Tugas pertama yang dia lakukan adalah untuk melayani jemaat kecil warga asal Eropa.
Namun Hellendoorn digerakkan oleh Tuhan untuk melayani penduduk asli yang sudah beragama Kristen. Hellendoorn banyak menghadiri pelayanan pendidikan untuk penduduk setempat, yang mana mereka-mereka inilah yang nantinya menjadi para pendiri sekolah di Minahasa.
Sekolah-sekolah ini adalah pendidikan yang diorientasikan terhadap kegiatan keagamaan. Pada 1832, Hellendoorn telah mengurus sekitar 20’an sekolah yang mendidik 700 murid. Ketika Hellendoorn meninggal dunia pada 1939, badan Misi Minahasa mengurus 56 sekolah dengan 4000 murid.
Pelayanan Hellendoorn lebih menggunakan jalur pemuridan ketimbang pembaptisan Kristen. Meskipun Hellendorn lebih terfokus untuk melayani di Manado, dia mendesak jikalau Joseph Kam mengirim missionaris lagi, seharusnya missionaris tersebut lebih terfokus kepada wilayah yang belum terjangkau, pedalaman Minahasa.
Atas penyertaan Tuhan, masukan dari Hellendoorn diterima baik oleh Joseph Kam. Ketika 1831, Joseph Kam mengirim dua missionaris asal Jerman Riedel dan Schwarz. Johann Freidrich Riedel yang memulai pelayanan di Tondano; bersama Johann Gottlob Schwarz yang melayani di Langowan yang tidak terlalu jauh dari Tondano.
Johann Gottlieb Schwarz lahir pada 21 April 1800 di Konigsbergen, wilayah Jerman sebelah Timur yang sekarang ini sudah memasuki teritori negara Rusia yang disebut Kaliningrat.
Ayahnya adalah seorang pembuat sepatu yang memiliki kehidupan yang sangat spiritual.
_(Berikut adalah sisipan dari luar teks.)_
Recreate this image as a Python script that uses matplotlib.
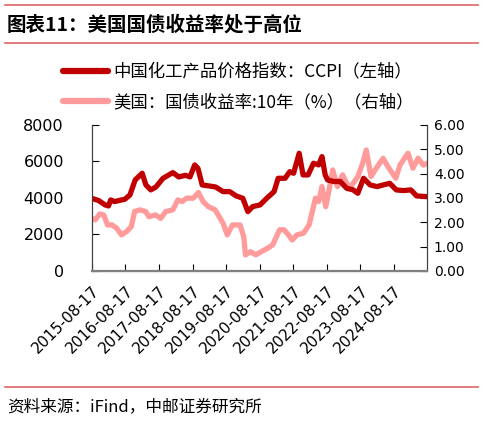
import pandas as pd
import matplotlib
matplotlib.use("Agg")
import matplotlib.pyplot as plt
import matplotlib.dates as mdates
from matplotlib.lines import Line2D

# CCPI, left axis
ccpi_dates = ["2015-08-17", "2015-11-01", "2016-01-10", "2016-02-15", "2016-03-10",
              "2016-04-20", "2016-06-01", "2016-08-10", "2016-10-05", "2016-12-01",
              "2017-02-15", "2017-03-28", "2017-05-20", "2017-07-15", "2017-09-30",
              "2018-01-15", "2018-03-20", "2018-06-01", "2018-07-20", "2018-09-10",
              "2018-10-15", "2018-11-30", "2019-02-20", "2019-04-25", "2019-07-15",
              "2019-09-25", "2019-12-05", "2020-02-15", "2020-04-10", "2020-06-01",
              "2020-08-20", "2020-11-01", "2021-01-20", "2021-03-05", "2021-05-20",
              "2021-07-10", "2021-08-20", "2021-10-20", "2021-12-01", "2022-01-25",
              "2022-03-25", "2022-05-20", "2022-06-25", "2022-07-30", "2022-08-25",
              "2022-10-30", "2023-01-10", "2023-03-20", "2023-05-30", "2023-07-20",
              "2023-09-20", "2023-12-01", "2024-02-15", "2024-04-20", "2024-07-01",
              "2024-09-10", "2024-11-25", "2025-02-15", "2025-04-20", "2025-08-10"]
ccpi_vals = [3980, 3850, 3615, 3560, 3890, 3800, 3850, 3925, 4160, 4985,
             5350, 4710, 4440, 4600, 5076, 5387, 5150, 5240, 5150, 5807,
             5620, 4710, 4650, 4600, 4346, 4346, 4110, 3980, 3250, 3525,
             3615, 3980, 4346, 5076, 5076, 5440, 5350, 6446, 5260, 5260,
             5900, 5810, 6263, 5260, 4985, 4900, 4900, 4530, 4440, 4255,
             5076, 4710, 4620, 4710, 4800, 4440, 4400, 4440, 4110, 4070]

# US 10Y treasury yield (%), right axis
ust_dates = ["2015-08-17", "2015-09-25", "2015-11-10", "2015-12-25", "2016-02-05",
             "2016-03-25", "2016-05-15", "2016-07-05", "2016-08-30", "2016-10-20",
             "2016-11-25", "2017-01-20", "2017-03-25", "2017-04-30", "2017-07-10",
             "2017-09-05", "2017-10-30", "2018-01-15", "2018-03-10", "2018-04-25",
             "2018-06-15", "2018-08-25", "2018-10-20", "2018-12-10", "2019-02-05",
             "2019-04-20", "2019-07-15", "2019-08-30", "2019-10-25", "2020-01-15",
             "2020-02-25", "2020-03-15", "2020-05-10", "2020-07-05", "2020-09-01",
             "2020-11-10", "2021-01-05", "2021-03-20", "2021-05-10", "2021-06-25",
             "2021-08-05", "2021-09-25", "2021-12-05", "2022-02-05", "2022-04-15",
             "2022-05-20", "2022-06-25", "2022-08-05", "2022-09-10", "2022-10-20",
             "2022-12-10", "2023-02-05", "2023-03-25", "2023-05-05", "2023-07-20",
             "2023-09-10", "2023-10-20", "2023-12-10", "2024-02-05", "2024-04-20",
             "2024-06-10", "2024-09-05", "2024-10-20", "2025-01-15", "2025-03-10",
             "2025-05-05", "2025-07-01", "2025-08-10"]
ust_vals = [2.16, 2.10, 2.34, 2.30, 1.89, 1.89, 1.75, 1.48, 1.62, 1.82,
            2.44, 2.51, 2.44, 2.23, 2.30, 2.16, 2.44, 2.51, 2.92, 2.85,
            2.99, 2.99, 3.22, 2.85, 2.64, 2.51, 1.96, 1.48, 1.89, 1.89,
            1.41, 0.66, 0.79, 0.66, 0.79, 0.93, 1.07, 1.69, 1.69, 1.48,
            1.27, 1.48, 1.55, 1.89, 2.99, 2.85, 3.47, 2.64, 3.33, 4.15,
            3.47, 3.95, 3.55, 3.47, 3.88, 4.42, 4.97, 3.88, 4.22, 4.63,
            4.29, 3.81, 4.35, 4.84, 4.22, 4.63, 4.35, 4.42]

tick_dates = ["2015-08-17", "2016-08-17", "2017-08-17", "2018-08-17", "2019-08-17",
              "2020-08-17", "2021-08-17", "2022-08-17", "2023-08-17", "2024-08-17"]

label_ccpi = "中国化工产品价格指数：CCPI（左轴）"
label_ust = "美国：国债收益率:10年（%）（右轴）"
title = "图表11：美国国债收益率处于高位"
source = "资料来源：iFind，中邮证券研究所"

dark_red = "#C00000"
pink = "#FF9B9B"
cjk = ["Noto Sans CJK SC", "DejaVu Sans"]

fig = plt.figure(figsize=(4.83, 4.22), dpi=100)
ax = fig.add_axes([0.19, 0.358, 0.694, 0.346])
ax2 = ax.twinx()

ax2.plot(pd.to_datetime(ust_dates), ust_vals, color=pink, lw=3.8, solid_capstyle="round")
ax.plot(pd.to_datetime(ccpi_dates), ccpi_vals, color=dark_red, lw=3.8, solid_capstyle="round")
ax.set_zorder(ax2.get_zorder() + 1)
ax.patch.set_visible(False)

ax.set_xlim(pd.Timestamp("2015-08-17"), pd.Timestamp("2025-08-10"))
ax.set_ylim(0, 8000)
ax.set_yticks([0, 2000, 4000, 6000, 8000])
ax2.set_ylim(0, 6)
ax2.set_yticks([0, 1, 2, 3, 4, 5, 6])
ax2.set_yticklabels(["%.2f" % v for v in [0, 1, 2, 3, 4, 5, 6]])

ax.set_xticks(pd.to_datetime(tick_dates))
ax.xaxis.set_major_formatter(mdates.DateFormatter("%Y-%m-%d"))
for lab in ax.get_xticklabels():
    lab.set_rotation(45)
    lab.set_ha("right")
    lab.set_rotation_mode("anchor")

for a in (ax, ax2):
    a.spines["top"].set_visible(False)
    for s in ("left", "right", "bottom"):
        a.spines[s].set_color("#404040")
        a.spines[s].set_linewidth(0.8)
ax.spines["bottom"].set_color("#808080")
ax.spines["bottom"].set_linewidth(1.6)

ax.tick_params(axis="y", direction="in", length=5, pad=20, labelsize=11.5, colors="black")
ax.tick_params(axis="x", direction="in", length=5, pad=9, labelsize=11, colors="black")
ax2.tick_params(axis="y", direction="in", length=5, pad=5, labelsize=10, colors="black")

# legend
handles = [Line2D([], [], color=dark_red, lw=4.5, solid_capstyle="round"),
           Line2D([], [], color=pink, lw=4.5, solid_capstyle="round")]
fig.legend(handles, [label_ccpi, label_ust], loc="upper left",
           bbox_to_anchor=(0.112, 0.872), frameon=False, handlelength=2.6,
           handletextpad=0.3, labelspacing=0.7, borderpad=0,
           prop={"family": cjk, "size": 12.5})

# title, separators and source
line_col = "#E06666"
for yy in (0.988, 0.898, 0.083):
    fig.add_artist(Line2D([0.01, 0.99], [yy, yy], color=line_col, lw=1.2))
fig.text(0.014, 0.941, title, family=cjk, fontsize=14, fontweight="bold",
         va="center", ha="left")
fig.text(0.014, 0.036, source, family=cjk, fontsize=12, va="center", ha="left")

fig.savefig("out.png", dpi=100)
Kehidupan ayahnya ini yang mempengaruhi Schwartz ketika masih muda.
Tiada hari tanpa membaca Alkitab. Dia sangat tertarik dengan cerita-cerita para Zendeling di berjuang di tengah-tengah budaya dan agama asing, tetapi sama sekali dia tidak pernah punya ketertarikan menjadi seorang diantara para zendeling. Namun pada 1821, dia mendengar informasi tentang pembukaan Zendeling Institute yang siap untuk mendidik para penginjil di kota Berlin.
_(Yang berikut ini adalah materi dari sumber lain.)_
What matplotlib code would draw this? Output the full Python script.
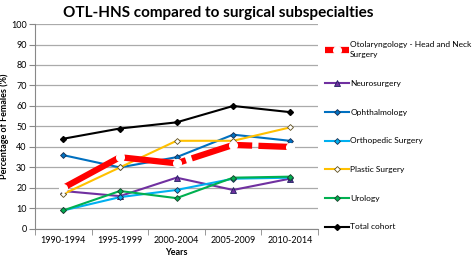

Schwartz mulai berhasrat untuk menjadi seorang zendeling. Ternyata hasrat tersebut merupakan jawaban doa dari para orang tua yang memohon agar anak mereka dipakai oleh Tuhan.
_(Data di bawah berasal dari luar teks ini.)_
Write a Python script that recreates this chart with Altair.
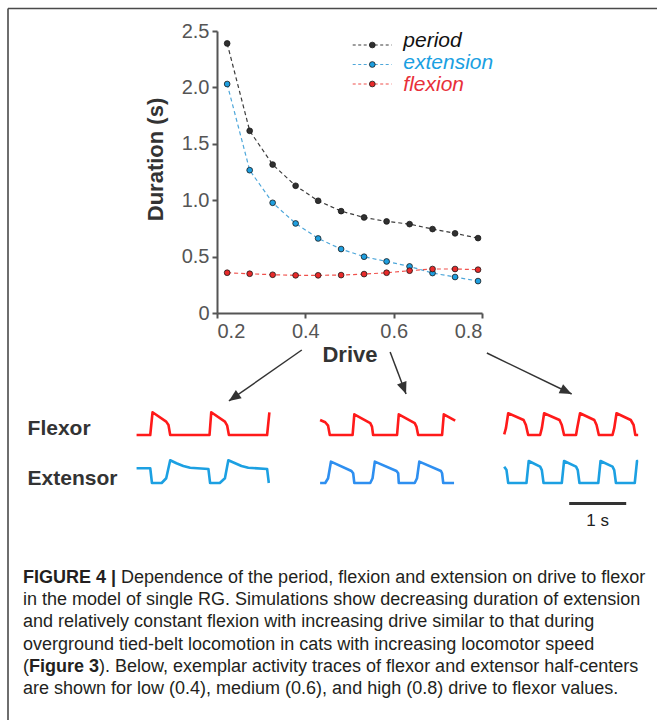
import altair as alt
import pandas as pd

FONT = "Liberation Sans"

# ---------------- data ----------------
drive = [0.223, 0.274, 0.326, 0.378, 0.429, 0.481, 0.533, 0.584, 0.636, 0.688, 0.739, 0.791]
period = [2.39, 1.615, 1.316, 1.128, 0.995, 0.903, 0.847, 0.812, 0.788, 0.744, 0.706, 0.664]
extension = [2.03, 1.266, 0.977, 0.794, 0.661, 0.567, 0.499, 0.457, 0.413, 0.354, 0.319, 0.283]
flexion = [0.357, 0.348, 0.339, 0.334, 0.334, 0.336, 0.345, 0.357, 0.375, 0.390, 0.390, 0.384]
series_names = ["period", "extension", "flexion"]

x_ticks = [0.2, 0.4, 0.6, 0.8]
y_ticks = [0, 0.5, 1.0, 1.5, 2.0, 2.5]

# arrows from the drive axis to the example traces (drive, duration units)
arrow_from_drive = [0.392, 0.592, 0.811]
arrow_from_dur = [-0.328, -0.346, -0.355]
arrow_to_drive = [0.227, 0.628, 1.003]
arrow_to_dur = [-0.78, -0.718, -0.718]
arrow_angle = [235, 159, 116]

# example activity traces: time (s) and normalised activity
blocks = ["low", "mid", "high"]
flex_t = {
    "low": [0.01, 0.25, 0.29, 0.53, 0.57, 0.60, 1.29, 1.32, 1.56, 1.60, 1.63, 2.30, 2.34],
    "mid": [3.23, 3.32, 3.37, 3.40, 3.80, 3.83, 4.11, 4.14, 4.16, 4.58, 4.61, 4.89, 4.92, 4.95, 5.37, 5.40, 5.60],
    "high": [6.46, 6.49, 6.53, 6.80, 6.84, 6.88, 7.09, 7.12, 7.16, 7.43, 7.47, 7.51, 7.72, 7.74, 7.79,
             8.04, 8.08, 8.12, 8.36, 8.39, 8.43, 8.68, 8.73, 8.76, 8.81],
}
flex_a = {
    "low": [0, 0, 1.0, 0.59, 0.44, 0, 0, 1.0, 0.59, 0.41, 0, 0, 1.0],
    "mid": [0.66, 0.56, 0.41, 0, 0, 0.91, 0.52, 0.37, 0, 0, 0.91, 0.52, 0.37, 0, 0, 0.91, 0.63],
    "high": [0.03, 0.30, 0.96, 0.66, 0.44, 0, 0, 0.30, 0.96, 0.66, 0.44, 0, 0, 0.30, 0.96,
             0.66, 0.44, 0, 0, 0.30, 0.96, 0.66, 0.44, 0, 0],
}
ext_t = {
    "low": [0.01, 0.25, 0.28, 0.45, 0.53, 0.60, 0.71, 0.83, 0.95, 1.27, 1.30, 1.47, 1.56, 1.62, 1.74,
            1.85, 1.97, 2.30, 2.33],
    "mid": [3.23, 3.32, 3.37, 3.42, 3.78, 3.81, 3.83, 4.11, 4.15, 4.19, 4.57, 4.60, 4.61, 4.89, 4.93,
            4.97, 5.35, 5.37, 5.39, 5.58],
    "high": [6.46, 6.50, 6.53, 6.85, 6.89, 7.09, 7.12, 7.15, 7.47, 7.51, 7.72, 7.75, 7.78, 8.11, 8.15,
             8.36, 8.39, 8.42, 8.75, 8.79, 8.81],
}
ext_a = {
    "low": [0.65, 0.65, 0, 0, 0.21, 1.0, 0.87, 0.75, 0.67, 0.62, 0, 0, 0.21, 1.0, 0.87, 0.75, 0.67, 0.62, 0],
    "mid": [0, 0, 0.21, 0.94, 0.53, 0.43, 0, 0, 0.21, 0.94, 0.53, 0.43, 0, 0, 0.21, 0.94, 0.53, 0.43, 0, 0],
    "high": [0.72, 0.57, 0, 0, 0.97, 0.72, 0.57, 0, 0, 0.97, 0.72, 0.57, 0, 0, 0.97, 0.72, 0.57, 0, 0, 0.97, 0.97],
}
trace_labels = ["Flexor", "Extensor"]
scale_bar_start = [7.6]
scale_bar_end = [8.6]
scale_bar_label = ["1 s"]

caption_bold_1 = "FIGURE 4 |"
caption_line_1 = "Dependence of the period, flexion and extension on drive to flexor"
caption_line_2 = "in the model of single RG. Simulations show decreasing duration of extension"
caption_line_3 = "and relatively constant flexion with increasing drive similar to that during"
caption_line_4 = "overground tied-belt locomotion in cats with increasing locomotor speed"
caption_open_5 = "("
caption_bold_5 = "Figure 3"
caption_line_5 = "). Below, exemplar activity traces of flexor and extensor half-centers"
caption_line_6 = "are shown for low (0.4), medium (0.6), and high (0.8) drive to flexor values."

# ---------------- styles ----------------
line_colors = ["#3c3c3c", "#4ea7da", "#f0514c"]
dot_colors = ["#303030", "#1e9fe0", "#e82a2a"]
text_colors = ["#111111", "#1aa0e2", "#e8303a"]
ext_colors = ["#1ca0e2", "#2e8ff0", "#1ca0e2"]
FLEX_RED = "#ff1a1a"
DARK = "#333333"

# ---------------- tables ----------------
rows = []
for name, vals in zip(series_names, [period, extension, flexion]):
    for d, v in zip(drive, vals):
        rows.append({"drive": d, "duration": v, "series": name})
main_df = pd.DataFrame(rows)

arrow_df = pd.DataFrame({"d0": arrow_from_drive, "u0": arrow_from_dur,
                         "d1": arrow_to_drive, "u1": arrow_to_dur, "angle": arrow_angle})

flex_df = pd.DataFrame([{"t": t, "a": a, "block": b} for b in blocks for t, a in zip(flex_t[b], flex_a[b])])
ext_df = pd.DataFrame([{"t": t, "a": a, "block": b} for b in blocks for t, a in zip(ext_t[b], ext_a[b])])
bar_df = pd.DataFrame({"t0": scale_bar_start, "t1": scale_bar_end, "label": scale_bar_label})
leg_df = pd.DataFrame({"series": series_names})
lab_df = pd.DataFrame({"label": trace_labels})

# ---------------- main plot ----------------
xs = alt.Scale(domain=[0.2, 0.8], nice=False, zero=False)
ys = alt.Scale(domain=[0, 2.5], nice=False, zero=False)
x_axis = alt.Axis(values=x_ticks, format=".1f", title="Drive", grid=False,
                  labelFont=FONT, labelFontSize=20, labelColor="#555555", labelPadding=3,
                  tickSize=5, tickWidth=2, tickColor="#555555",
                  domainColor="#555555", domainWidth=2,
                  titleFont=FONT, titleFontSize=22, titleFontWeight="bold", titleColor=DARK,
                  titleY=48.5, titleBaseline="alphabetic")
y_axis = alt.Axis(values=y_ticks, labelExpr="datum.value == 0 ? '0' : format(datum.value, '.1f')",
                  title="Duration (s)", grid=False,
                  labelFont=FONT, labelFontSize=20, labelColor="#555555", labelPadding=3,
                  tickSize=5, tickWidth=2, tickColor="#555555",
                  domainColor="#555555", domainWidth=2,
                  titleFont=FONT, titleFontSize=22, titleFontWeight="bold", titleColor=DARK,
                  titleX=-55, titleY=128, titleAlign="center", titleBaseline="alphabetic")

lines = alt.Chart(main_df).mark_line(strokeDash=[4, 3], strokeWidth=1.2).encode(
    x=alt.X("drive:Q", scale=xs, axis=x_axis),
    y=alt.Y("duration:Q", scale=ys, axis=y_axis),
    stroke=alt.Stroke("series:N", scale=alt.Scale(domain=series_names, range=line_colors), legend=None),
    detail="series:N",
)
points = alt.Chart(main_df).mark_circle(size=33, opacity=1, stroke="#1a1a1a", strokeWidth=0.8).encode(
    x=alt.X("drive:Q", scale=xs, axis=x_axis),
    y=alt.Y("duration:Q", scale=ys, axis=y_axis),
    fill=alt.Fill("series:N", scale=alt.Scale(domain=series_names, range=dot_colors), legend=None),
)
arrow_lines = alt.Chart(arrow_df).mark_rule(color=DARK, strokeWidth=1.5).encode(
    x=alt.X("d0:Q", scale=xs, axis=x_axis), y=alt.Y("u0:Q", scale=ys, axis=y_axis),
    x2="d1:Q", y2="u1:Q",
)
arrow_heads = alt.Chart(arrow_df).mark_point(
    shape="M0,0L-0.42,1L0.42,1Z", filled=True, size=576, color=DARK, opacity=1
).encode(
    x=alt.X("d1:Q", scale=xs, axis=x_axis), y=alt.Y("u1:Q", scale=ys, axis=y_axis),
    angle=alt.Angle("angle:Q", scale=None),
)
main = alt.layer(lines, points, arrow_lines, arrow_heads)

# ---------------- traces ----------------
ts = alt.Scale(domain=[0, 9], range=[-81, 432], nice=False, zero=False)
flex_line = alt.Chart(flex_df).mark_line(color=FLEX_RED, strokeWidth=2.6, strokeJoin="round").encode(
    x=alt.X("t:Q", scale=ts, axis=None),
    y=alt.Y("a:Q", scale=alt.Scale(domain=[0, 1], range=[404, 381.3], nice=False, zero=False), axis=None),
    detail="block:N",
)
ext_line = alt.Chart(ext_df).mark_line(strokeWidth=2.6, strokeJoin="round").encode(
    x=alt.X("t:Q", scale=ts, axis=None),
    y=alt.Y("a:Q", scale=alt.Scale(domain=[0, 1], range=[452, 429.3], nice=False, zero=False), axis=None),
    stroke=alt.Stroke("block:N", scale=alt.Scale(domain=blocks, range=ext_colors), legend=None),
    detail="block:N",
)
bar = alt.Chart(bar_df).mark_rule(color=DARK, strokeWidth=3).encode(
    x=alt.X("t0:Q", scale=ts, axis=None), x2="t1:Q", y=alt.value(472.5),
)
bar_text = alt.Chart(bar_df).transform_calculate(tm="(datum.t0 + datum.t1) / 2").mark_text(
    font=FONT, fontSize=17, color="#222222", baseline="middle"
).encode(x=alt.X("tm:Q", scale=ts, axis=None), y=alt.value(490.4), text="label:N")
traces = alt.layer(flex_line, ext_line, bar, bar_text).resolve_scale(y="independent", stroke="independent")

# ---------------- legend ----------------
leg_y = alt.Y("series:N", scale=alt.Scale(type="point", domain=series_names, range=[14, 53], padding=0), axis=None)
leg_rule = alt.Chart(leg_df).mark_rule(strokeDash=[3, 2.5], strokeWidth=1.2).encode(
    x=alt.value(135.7), x2=alt.value(174.7), y=leg_y,
    stroke=alt.Stroke("series:N", scale=alt.Scale(domain=series_names, range=line_colors), legend=None),
)
leg_dot = alt.Chart(leg_df).mark_circle(size=33, opacity=1, stroke="#1a1a1a", strokeWidth=0.8).encode(
    x=alt.value(155.3), y=leg_y,
    fill=alt.Fill("series:N", scale=alt.Scale(domain=series_names, range=dot_colors), legend=None),
)
legend_marks = alt.layer(leg_rule, leg_dot)
leg_text = alt.Chart(leg_df).mark_text(
    font=FONT, fontSize=21, fontStyle="italic", align="left", baseline="alphabetic"
).encode(
    x=alt.value(186.3),
    y=alt.Y("series:N", scale=alt.Scale(type="point", domain=series_names, range=[15.5, 59.5], padding=0), axis=None),
    text="series:N",
    color=alt.Color("series:N", scale=alt.Scale(domain=series_names, range=text_colors), legend=None),
)

# ---------------- row labels ----------------
row_labels = alt.Chart(lab_df).mark_text(
    font=FONT, fontSize=21, fontWeight="bold", color=DARK, align="left", baseline="middle"
).encode(
    x=alt.value(-189.4),
    y=alt.Y("label:N", scale=alt.Scale(type="point", domain=trace_labels, range=[398, 448], padding=0), axis=None),
    text="label:N",
)


# ---------------- caption ----------------
def caption(txt, x, y, bold=False):
    return alt.Chart(pd.DataFrame({"txt": [txt]})).mark_text(
        font=FONT, fontSize=18, fontWeight="bold" if bold else "normal", color="#231f20",
        align="left", baseline="alphabetic",
    ).encode(x=alt.value(x), y=alt.value(y), text="txt:N")


cap_x = 23 - 217
cap_y = [583 - 31 + 22.2 * i for i in range(6)]
captions = [
    caption(caption_bold_1, cap_x, cap_y[0], bold=True),
    caption(caption_line_1, cap_x + 98, cap_y[0]),
    caption(caption_line_2, cap_x, cap_y[1]),
    caption(caption_line_3, cap_x, cap_y[2]),
    caption(caption_line_4, cap_x, cap_y[3]),
    caption(caption_open_5, cap_x, cap_y[4]),
    caption(caption_bold_5, cap_x + 6, cap_y[4], bold=True),
    caption(caption_line_5, cap_x + 76, cap_y[4]),
    caption(caption_line_6, cap_x, cap_y[5]),
]

# ---------------- frame lines ----------------
frame_df = pd.DataFrame({"k": [0]})
frame_top = alt.Chart(frame_df).mark_rule(color="#4a4a4a", strokeWidth=1.6).encode(
    x=alt.value(-209), x2=alt.value(440), y=alt.value(-22.5))
frame_left = alt.Chart(frame_df).mark_rule(color="#4a4a4a", strokeWidth=1.6).encode(
    x=alt.value(-209), y=alt.value(-22.5), y2=alt.value(689))

chart = alt.layer(
    frame_top, frame_left, main, traces, legend_marks, leg_text, row_labels, *captions
).resolve_scale(
    x="independent", y="independent", stroke="independent", fill="independent", color="independent"
).properties(
    width=265, height=282,
    padding={"left": 217, "top": 31, "right": 175, "bottom": 407},
    autosize=alt.AutoSizeParams(type="none"),
    background="white",
).configure_view(stroke=None)

chart.save("out.html", embed_options={"renderer": "svg", "actions": False})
Pada 31 Agustus 1821, Schwartz tiba di Berlin. Sambil menunggu Zendeling Institute yang dibuka pada 1 Mei 1822, dia bekerja sebagai pembuat sepatu. Di sinilah dia bertemu dengan Johann Frederik Riedel yang akan menjadi teman seperjuangan di Minahasa. Mereka berdua belajar ilmu eksakta, bahasa Inggris, Latin, Yunani, Ibrani, dogmatika, homilitika, musik, melukis, pastoral praktis bahkan memasak sampai tahun 1825 di instutut tersebut.
Oleh NZG Schwartz diminta untuk mengupayakan pendidikan bagi tenaga-tenaga pribumi untuk memberitakan Injil. Bukan dengan cara menyebarluaskan perbedaan konvensi, melainkan ‘kekristenan dalam hati’. Salah satu hal pokok yang ditekankan NZG adalah mengenai pembaptisan. Ketulusan dan keyakinan seorang calon baptisan harus menjadi kriteria utama dalam pembaptisan yang akan dilaksanakan oleh Schwarz.
Dalam melaksanakan tugas memberitakan Injil, Schwarz memakai metode yang sangat sederhana. Ia menggunakan kata-kata yang hidup dalam masyarakat tanpa bentuk-bentuk tertentu, tanpa catatan dan tanpa buku-buku. Ia mengajarkan Injil melalui bahasa yang bisa dipahami masyarakat setempat, dan karena pembawaannya yang ramah ia mampu mengadakan pendekatan pada mereka.